No per-packet allocation, locking, or remapping occurs.
📊 Performance Evaluation #
Testing on a Gigabit Ethernet RTLinux system demonstrates:
Interrupt Reduction #
- Traditional model: one interrupt per packet
- UMPS: interrupt frequency scales with load, not packet count
- Significant reduction under high traffic
Throughput and Latency #
- 1500-byte packets: 895 Mbps (~89.5% line rate)
- 64-byte packets: 394 Mbps
- Lowest latency across all tested configurations
UMPS outperforms:
- Kernel-based stacks (Libpcap, KLMP)
- Comparable user-level systems (e.g., MMUC by ~31% for small packets)
CPU Utilization #
- Slightly higher CPU usage under peak load (due to polling)

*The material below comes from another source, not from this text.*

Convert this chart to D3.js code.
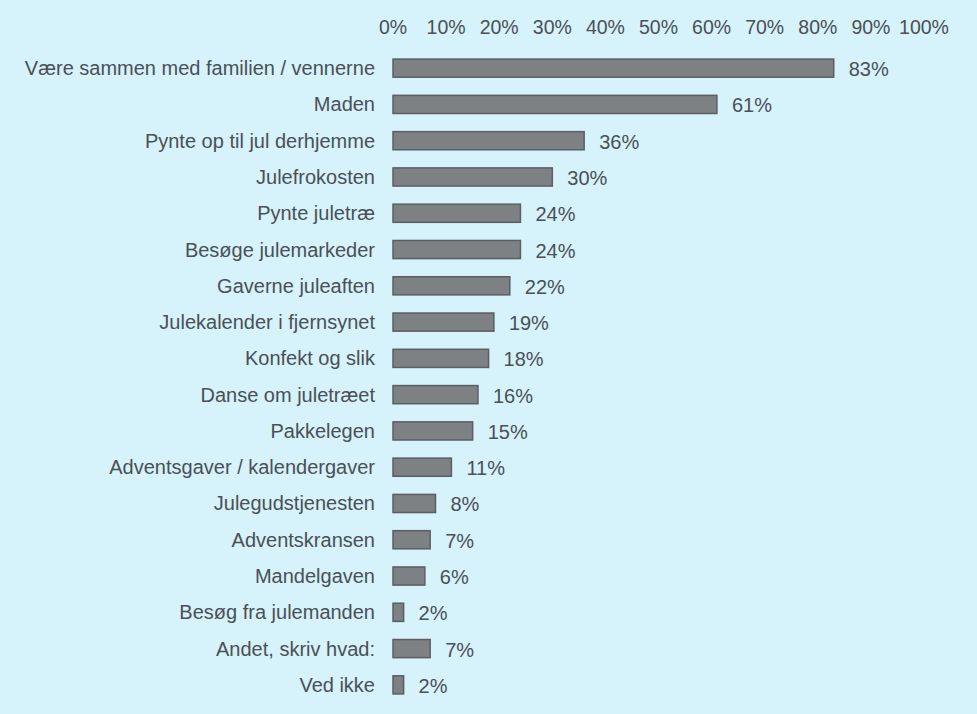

- Substantial net gain in throughput and efficiency
- Reduced overhead from interrupts and buffer management
✅ Conclusion #
UMPS demonstrates that high-performance messaging in RTLinux can be achieved by combining:
- Semi-polling for adaptive interrupt control
- Static ATB for efficient address translation
- Resource-mapping graphs for zero-copy buffering
By eliminating kernel involvement from the critical path, UMPS delivers low latency, high throughput, and scalable performance for cluster communication.
This architecture provides a practical foundation for next-generation user-level networking systems, with further gains achievable through advanced user-level scheduling strategies.